Ireland deserves the mantle of the euro zone's poster child for its remarkable economic recovery via austerity, CEOs told CNBC at the Irish Business and Employers Confederation.
Following its sovereign debt crisis and eventual bailout by international creditors, the Irish government has been at pains to mark itself out as distinct from other troubled European states within the bailout program insisting austerity measures have helped Ireland inch slowly towards exiting the bailout program completely.
"There is a great story here and austerity is a stabilization policy and Ireland needed to stabilize public finances. But growth comes from the business community and there is a strong business story here from foreign direct investment and large scale indigenous multi-nationals," Danny McCoy, CEO at IBEC said.
Earlier this month Finance Minister Michael Noonan said the country was almost 60 to 70 percent towards reaching its target of exiting the program by the end of the year.
Ireland has set a budget deficit target of 3 percent of gross domestic product by 2015 which McCoy said it was on track to achieve.
(Read more: ECB Nowhere Near Exit From Crisis Measures)
"Austerity is 85 percent true for Ireland but it's clearly back in growth mode and the buoyancy is back. We believe that we will make the target of 3 percent by 2015 but that's still a deficit and we need to get back to balancing the books so there is still a lot of discipline required here," he added.

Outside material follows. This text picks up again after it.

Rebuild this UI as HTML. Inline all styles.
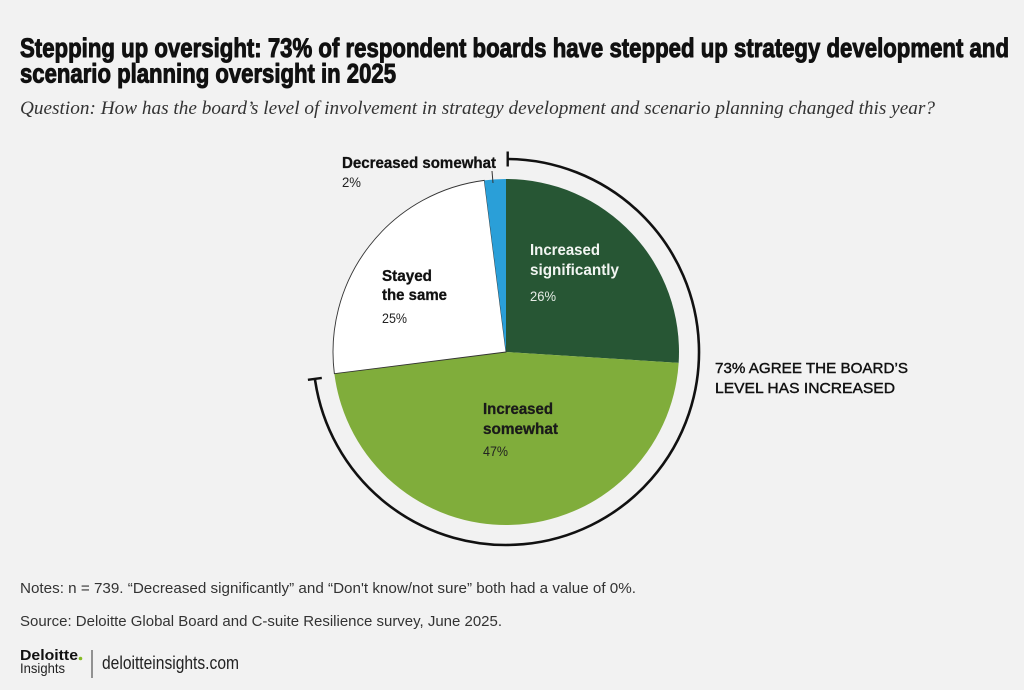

The country still faces considerable domestic hurdles with subdued consumer confidence and a sluggish housing market. And while job creation appears to have increased, unemployment still remained at 14.6 percent for January 2013 compared to the euro zone as a whole which had a rate of 11.7 percent for December.
(Read More: Ireland Prime Minister: Pain Not Over Yet)
McCoy admitted resolving these challenges was key to lifting domestic demand and said the proliferation of the euro zone debt crisis had held the country back from recovering sooner.
"It's important for domestic demand, which is still flat,that confidence comes back into the households and they can start spending again and then we can see a full completion of our recovery story," he said.
"We are such an export-orientated economy that what's happening in our main markets is crucial for us but the exchange rate is moving against Europe and that's one of the main concerns, it's a real problem," McCoy said.
However, Gary McGann, CEO at Smurfit Kappa warned the country could not be expected to continue unlimited austerity and measures were needed to get employment back up.
"In this case austerity has had to have its place in the recovery but people can't deal with austerity forever. They can't really work hard, dig deep with no vision or hope or expectation of bright lights in the future. People need to be given some sense of vision of what's going to be the payback for this," McGann said.
He added that stimulus was now needed and it was crucial that the "wheels of commerce be oiled."
"We need to get employment going and without that people have no spending power. It's about money in people's pockets. People don't have money to spend," he said.
He added that there was a dichotomy in Ireland. While exporters were doing quite well, Ireland still faced significant problems at home.
"The challenge is to get the real domestic economy, SMEs, to get them back active and taking on employment again. They have to re-employ to get the economy moving and that's what will get the optimism moving further," McGann said.
Ireland's financial crisis was triggered by a major property collapse, with home prices falling around 57 percent between 2007 and 2012.
But Myles Lee, CEO of CRH, Ireland's largest company and the second-largest producer of building materials globally, told CNBC that lessons had been learnt. "When we see rapid growth and rapid price growth it is not something that can continue unchecked. We have to be more cautious and conservative in our approach when economies grow strongly in the future," he said.
However, he said reports of further dramatic falls in house prices were "alarmist." "Property prices do seem to be finding their bottom, particularly in the bigger population areas. So much depends on the external environment in the euro zone, there's some nervousness on the back of the Italian elections but hopefully things stabilize from here," he added.